** start **
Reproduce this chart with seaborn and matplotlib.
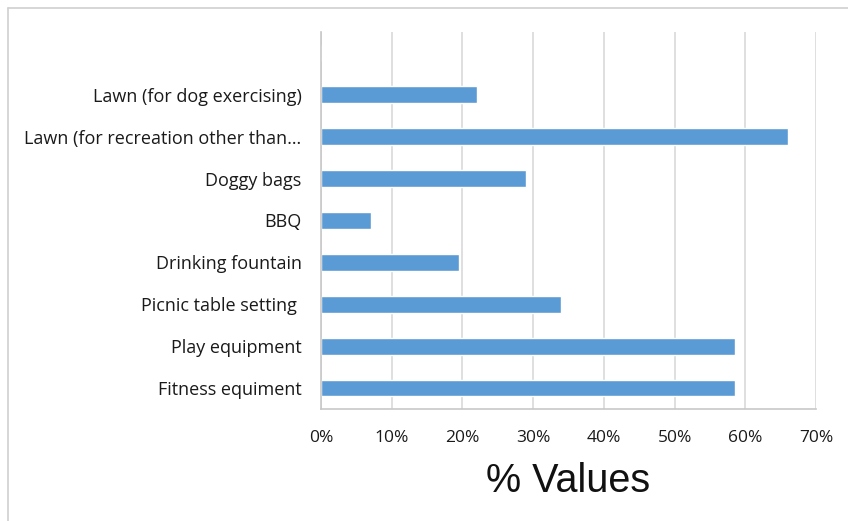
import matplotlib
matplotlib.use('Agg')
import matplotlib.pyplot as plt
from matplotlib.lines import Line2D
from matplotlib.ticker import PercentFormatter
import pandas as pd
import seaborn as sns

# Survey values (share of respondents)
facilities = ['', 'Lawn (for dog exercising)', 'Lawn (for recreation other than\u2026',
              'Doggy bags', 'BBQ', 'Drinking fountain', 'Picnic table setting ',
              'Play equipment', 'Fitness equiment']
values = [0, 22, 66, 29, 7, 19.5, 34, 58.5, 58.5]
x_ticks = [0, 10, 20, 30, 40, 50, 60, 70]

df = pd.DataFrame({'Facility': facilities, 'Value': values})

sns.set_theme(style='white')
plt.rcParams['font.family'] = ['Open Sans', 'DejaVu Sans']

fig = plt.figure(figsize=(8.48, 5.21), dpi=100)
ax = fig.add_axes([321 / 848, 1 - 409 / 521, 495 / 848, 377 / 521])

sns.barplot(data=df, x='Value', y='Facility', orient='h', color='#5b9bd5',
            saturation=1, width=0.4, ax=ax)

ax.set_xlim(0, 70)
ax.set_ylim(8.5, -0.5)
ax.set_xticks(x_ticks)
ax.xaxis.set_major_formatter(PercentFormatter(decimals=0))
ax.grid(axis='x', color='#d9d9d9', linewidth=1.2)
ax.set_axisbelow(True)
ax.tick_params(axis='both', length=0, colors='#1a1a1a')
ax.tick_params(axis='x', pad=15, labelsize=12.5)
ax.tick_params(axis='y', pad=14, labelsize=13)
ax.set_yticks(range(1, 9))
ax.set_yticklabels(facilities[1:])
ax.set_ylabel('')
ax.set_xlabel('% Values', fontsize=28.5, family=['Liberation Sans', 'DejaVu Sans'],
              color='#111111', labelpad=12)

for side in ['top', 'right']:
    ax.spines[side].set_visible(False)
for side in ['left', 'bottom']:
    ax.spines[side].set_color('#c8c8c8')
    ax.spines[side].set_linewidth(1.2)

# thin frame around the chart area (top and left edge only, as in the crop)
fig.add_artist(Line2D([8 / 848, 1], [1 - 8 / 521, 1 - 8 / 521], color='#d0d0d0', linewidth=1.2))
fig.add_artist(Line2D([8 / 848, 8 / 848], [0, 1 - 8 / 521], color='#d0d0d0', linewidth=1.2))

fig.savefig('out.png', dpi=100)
** end **
WHAT IS EXPECTED:
Reproduce every line exactly and omit all pictures.

CORRECT ANSWER:
Reproduce this chart with seaborn and matplotlib.
import matplotlib
matplotlib.use('Agg')
import matplotlib.pyplot as plt
from matplotlib.lines import Line2D
from matplotlib.ticker import PercentFormatter
import pandas as pd
import seaborn as sns

# Survey values (share of respondents)
facilities = ['', 'Lawn (for dog exercising)', 'Lawn (for recreation other than\u2026',
              'Doggy bags', 'BBQ', 'Drinking fountain', 'Picnic table setting ',
              'Play equipment', 'Fitness equiment']
values = [0, 22, 66, 29, 7, 19.5, 34, 58.5, 58.5]
x_ticks = [0, 10, 20, 30, 40, 50, 60, 70]

df = pd.DataFrame({'Facility': facilities, 'Value': values})

sns.set_theme(style='white')
plt.rcParams['font.family'] = ['Open Sans', 'DejaVu Sans']

fig = plt.figure(figsize=(8.48, 5.21), dpi=100)
ax = fig.add_axes([321 / 848, 1 - 409 / 521, 495 / 848, 377 / 521])

sns.barplot(data=df, x='Value', y='Facility', orient='h', color='#5b9bd5',
            saturation=1, width=0.4, ax=ax)

ax.set_xlim(0, 70)
ax.set_ylim(8.5, -0.5)
ax.set_xticks(x_ticks)
ax.xaxis.set_major_formatter(PercentFormatter(decimals=0))
ax.grid(axis='x', color='#d9d9d9', linewidth=1.2)
ax.set_axisbelow(True)
ax.tick_params(axis='both', length=0, colors='#1a1a1a')
ax.tick_params(axis='x', pad=15, labelsize=12.5)
ax.tick_params(axis='y', pad=14, labelsize=13)
ax.set_yticks(range(1, 9))
ax.set_yticklabels(facilities[1:])
ax.set_ylabel('')
ax.set_xlabel('% Values', fontsize=28.5, family=['Liberation Sans', 'DejaVu Sans'],
              color='#111111', labelpad=12)

for side in ['top', 'right']:
    ax.spines[side].set_visible(False)
for side in ['left', 'bottom']:
    ax.spines[side].set_color('#c8c8c8')
    ax.spines[side].set_linewidth(1.2)

# thin frame around the chart area (top and left edge only, as in the crop)
fig.add_artist(Line2D([8 / 848, 1], [1 - 8 / 521, 1 - 8 / 521], color='#d0d0d0', linewidth=1.2))
fig.add_artist(Line2D([8 / 848, 8 / 848], [0, 1 - 8 / 521], color='#d0d0d0', linewidth=1.2))

fig.savefig('out.png', dpi=100)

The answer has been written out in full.